### LISTED RECORDS
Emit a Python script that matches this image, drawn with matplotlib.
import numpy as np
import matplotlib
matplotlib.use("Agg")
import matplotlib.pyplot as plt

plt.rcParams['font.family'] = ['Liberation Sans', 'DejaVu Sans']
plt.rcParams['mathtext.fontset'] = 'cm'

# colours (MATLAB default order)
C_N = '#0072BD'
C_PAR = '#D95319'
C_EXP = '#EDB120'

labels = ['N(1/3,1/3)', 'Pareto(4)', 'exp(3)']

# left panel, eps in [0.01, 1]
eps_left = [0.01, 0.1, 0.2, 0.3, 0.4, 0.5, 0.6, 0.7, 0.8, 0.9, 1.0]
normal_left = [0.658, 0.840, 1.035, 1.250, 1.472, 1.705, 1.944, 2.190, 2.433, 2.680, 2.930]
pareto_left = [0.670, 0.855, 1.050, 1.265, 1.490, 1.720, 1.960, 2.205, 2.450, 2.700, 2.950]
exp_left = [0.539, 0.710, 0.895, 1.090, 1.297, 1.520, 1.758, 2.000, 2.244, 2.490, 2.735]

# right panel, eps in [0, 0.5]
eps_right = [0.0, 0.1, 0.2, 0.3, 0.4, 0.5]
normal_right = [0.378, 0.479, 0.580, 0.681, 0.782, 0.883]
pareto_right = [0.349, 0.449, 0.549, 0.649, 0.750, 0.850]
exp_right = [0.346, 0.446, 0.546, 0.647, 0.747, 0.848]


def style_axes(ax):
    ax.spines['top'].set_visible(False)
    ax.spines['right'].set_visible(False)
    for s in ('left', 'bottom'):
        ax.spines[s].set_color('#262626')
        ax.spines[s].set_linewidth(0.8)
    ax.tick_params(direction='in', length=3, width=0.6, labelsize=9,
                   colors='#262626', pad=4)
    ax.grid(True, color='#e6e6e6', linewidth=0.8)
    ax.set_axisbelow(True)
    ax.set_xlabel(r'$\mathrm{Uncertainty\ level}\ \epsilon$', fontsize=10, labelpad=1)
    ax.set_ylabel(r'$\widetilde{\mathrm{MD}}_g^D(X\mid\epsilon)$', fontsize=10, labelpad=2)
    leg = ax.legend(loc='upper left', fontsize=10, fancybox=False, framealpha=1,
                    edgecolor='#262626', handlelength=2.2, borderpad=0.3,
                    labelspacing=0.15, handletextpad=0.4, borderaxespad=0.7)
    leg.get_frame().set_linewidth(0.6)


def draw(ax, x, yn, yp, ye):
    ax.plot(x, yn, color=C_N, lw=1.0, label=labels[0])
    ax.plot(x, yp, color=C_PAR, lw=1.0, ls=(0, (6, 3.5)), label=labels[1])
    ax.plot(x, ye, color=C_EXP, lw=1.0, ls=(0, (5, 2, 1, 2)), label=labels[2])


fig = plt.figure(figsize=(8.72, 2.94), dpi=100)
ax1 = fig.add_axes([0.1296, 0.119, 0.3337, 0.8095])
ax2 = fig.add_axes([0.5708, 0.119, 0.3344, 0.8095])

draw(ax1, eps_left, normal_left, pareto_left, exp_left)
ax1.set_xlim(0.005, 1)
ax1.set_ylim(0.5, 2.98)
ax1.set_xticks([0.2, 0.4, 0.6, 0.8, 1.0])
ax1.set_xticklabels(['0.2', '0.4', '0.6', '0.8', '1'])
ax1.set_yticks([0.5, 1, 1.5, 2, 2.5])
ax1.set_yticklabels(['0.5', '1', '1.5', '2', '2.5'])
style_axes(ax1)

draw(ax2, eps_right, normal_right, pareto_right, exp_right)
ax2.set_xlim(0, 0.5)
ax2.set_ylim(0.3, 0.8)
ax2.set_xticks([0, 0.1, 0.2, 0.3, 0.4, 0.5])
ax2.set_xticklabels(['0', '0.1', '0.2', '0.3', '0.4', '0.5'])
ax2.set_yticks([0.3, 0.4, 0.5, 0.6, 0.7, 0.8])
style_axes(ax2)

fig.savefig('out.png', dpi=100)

* * *

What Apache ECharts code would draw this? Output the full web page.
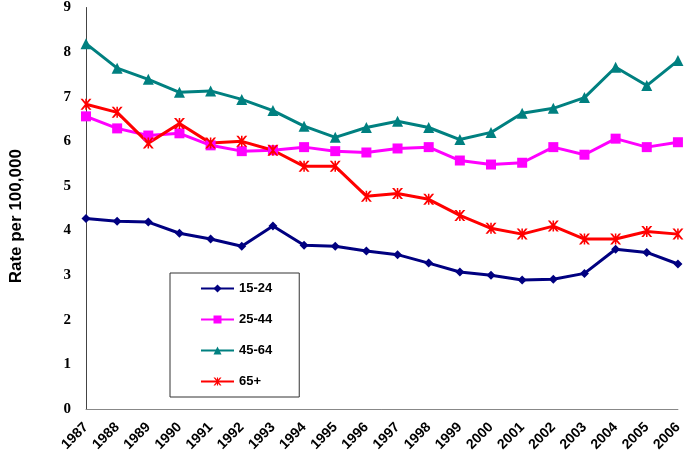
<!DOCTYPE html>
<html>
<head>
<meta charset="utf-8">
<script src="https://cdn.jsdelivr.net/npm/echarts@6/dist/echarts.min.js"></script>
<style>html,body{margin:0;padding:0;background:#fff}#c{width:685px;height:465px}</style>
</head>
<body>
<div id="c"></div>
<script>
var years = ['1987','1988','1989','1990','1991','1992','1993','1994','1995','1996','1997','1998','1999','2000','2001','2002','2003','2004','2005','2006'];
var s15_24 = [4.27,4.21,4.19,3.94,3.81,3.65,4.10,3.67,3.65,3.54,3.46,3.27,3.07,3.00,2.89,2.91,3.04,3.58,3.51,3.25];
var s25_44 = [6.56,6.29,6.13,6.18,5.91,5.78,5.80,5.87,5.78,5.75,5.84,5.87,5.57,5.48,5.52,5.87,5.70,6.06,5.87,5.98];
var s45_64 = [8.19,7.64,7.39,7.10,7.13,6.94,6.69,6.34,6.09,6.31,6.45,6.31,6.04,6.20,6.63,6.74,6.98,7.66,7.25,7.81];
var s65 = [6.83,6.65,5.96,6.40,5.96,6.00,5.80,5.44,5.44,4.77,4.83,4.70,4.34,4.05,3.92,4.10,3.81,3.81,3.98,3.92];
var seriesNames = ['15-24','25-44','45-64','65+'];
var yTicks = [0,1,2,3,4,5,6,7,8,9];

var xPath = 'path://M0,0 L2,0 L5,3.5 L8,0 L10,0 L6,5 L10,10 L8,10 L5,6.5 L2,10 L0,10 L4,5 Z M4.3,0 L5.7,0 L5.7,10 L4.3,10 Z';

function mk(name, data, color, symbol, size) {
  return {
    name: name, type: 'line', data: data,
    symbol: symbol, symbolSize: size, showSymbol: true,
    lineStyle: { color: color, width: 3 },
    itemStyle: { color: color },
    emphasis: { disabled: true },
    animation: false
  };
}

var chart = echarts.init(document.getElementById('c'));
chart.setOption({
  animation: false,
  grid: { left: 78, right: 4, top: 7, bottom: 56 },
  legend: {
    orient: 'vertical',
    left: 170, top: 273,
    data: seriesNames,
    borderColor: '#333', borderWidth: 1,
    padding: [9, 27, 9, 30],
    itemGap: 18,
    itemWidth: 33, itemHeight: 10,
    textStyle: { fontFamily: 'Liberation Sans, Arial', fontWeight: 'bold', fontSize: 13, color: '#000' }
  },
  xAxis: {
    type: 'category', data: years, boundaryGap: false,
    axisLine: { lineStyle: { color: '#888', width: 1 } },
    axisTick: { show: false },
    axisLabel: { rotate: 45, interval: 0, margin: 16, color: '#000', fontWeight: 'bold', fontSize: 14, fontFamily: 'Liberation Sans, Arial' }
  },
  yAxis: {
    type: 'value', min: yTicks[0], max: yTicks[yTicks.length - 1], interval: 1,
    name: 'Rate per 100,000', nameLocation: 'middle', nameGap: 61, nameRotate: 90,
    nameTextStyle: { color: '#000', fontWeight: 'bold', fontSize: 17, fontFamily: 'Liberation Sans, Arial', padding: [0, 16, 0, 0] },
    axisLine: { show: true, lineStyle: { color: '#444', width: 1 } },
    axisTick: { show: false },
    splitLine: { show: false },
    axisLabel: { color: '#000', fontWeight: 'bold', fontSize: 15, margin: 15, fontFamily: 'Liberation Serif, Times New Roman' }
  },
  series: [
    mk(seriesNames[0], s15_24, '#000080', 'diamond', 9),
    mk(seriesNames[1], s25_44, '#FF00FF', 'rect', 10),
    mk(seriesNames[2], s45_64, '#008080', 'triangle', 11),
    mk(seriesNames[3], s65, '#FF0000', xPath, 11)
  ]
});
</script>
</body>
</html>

--

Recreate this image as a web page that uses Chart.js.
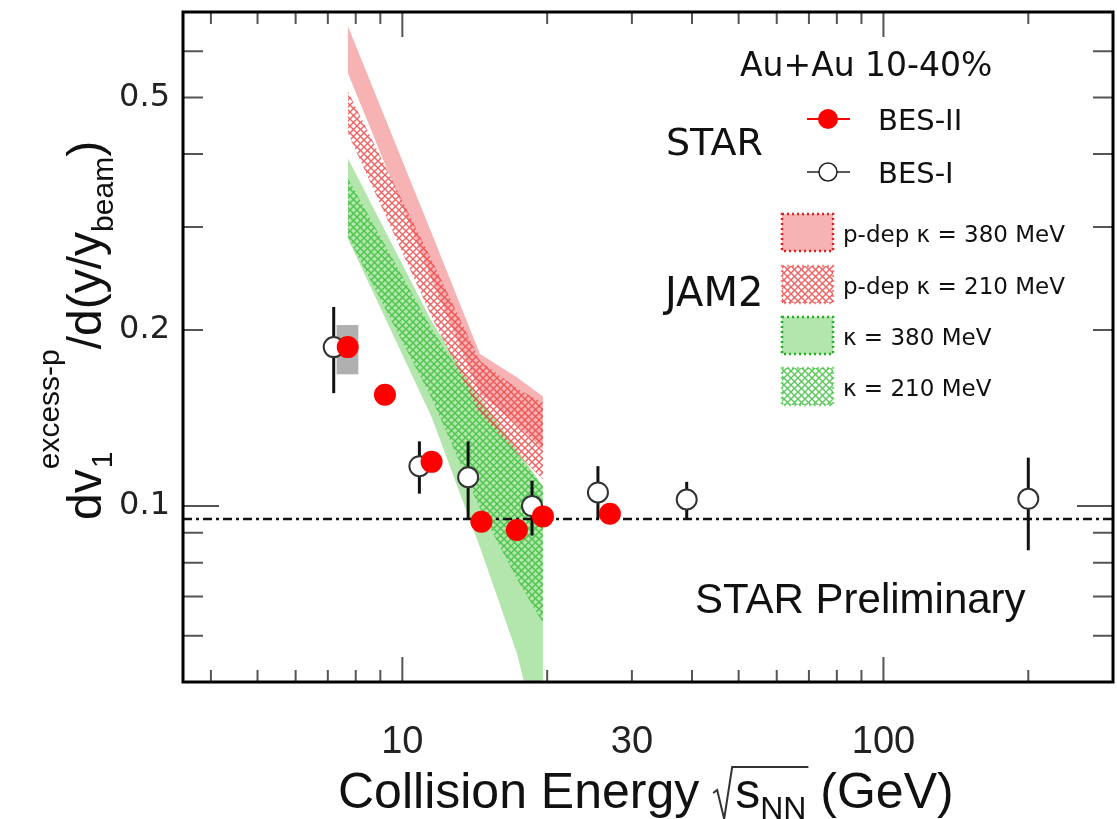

### WHAT YOU HAVE TO DO
Copy exactly, and only, the lines from the one containing "Emit a Python" through the one containing "exp_right = [0.346, 0.446, 0.546, 0.647, 0.747, 0.848]".

### COMPLETE ANSWER
Emit a Python script that matches this image, drawn with matplotlib.
import numpy as np
import matplotlib
matplotlib.use("Agg")
import matplotlib.pyplot as plt

plt.rcParams['font.family'] = ['Liberation Sans', 'DejaVu Sans']
plt.rcParams['mathtext.fontset'] = 'cm'

# colours (MATLAB default order)
C_N = '#0072BD'
C_PAR = '#D95319'
C_EXP = '#EDB120'

labels = ['N(1/3,1/3)', 'Pareto(4)', 'exp(3)']

# left panel, eps in [0.01, 1]
eps_left = [0.01, 0.1, 0.2, 0.3, 0.4, 0.5, 0.6, 0.7, 0.8, 0.9, 1.0]
normal_left = [0.658, 0.840, 1.035, 1.250, 1.472, 1.705, 1.944, 2.190, 2.433, 2.680, 2.930]
pareto_left = [0.670, 0.855, 1.050, 1.265, 1.490, 1.720, 1.960, 2.205, 2.450, 2.700, 2.950]
exp_left = [0.539, 0.710, 0.895, 1.090, 1.297, 1.520, 1.758, 2.000, 2.244, 2.490, 2.735]

# right panel, eps in [0, 0.5]
eps_right = [0.0, 0.1, 0.2, 0.3, 0.4, 0.5]
normal_right = [0.378, 0.479, 0.580, 0.681, 0.782, 0.883]
pareto_right = [0.349, 0.449, 0.549, 0.649, 0.750, 0.850]
exp_right = [0.346, 0.446, 0.546, 0.647, 0.747, 0.848]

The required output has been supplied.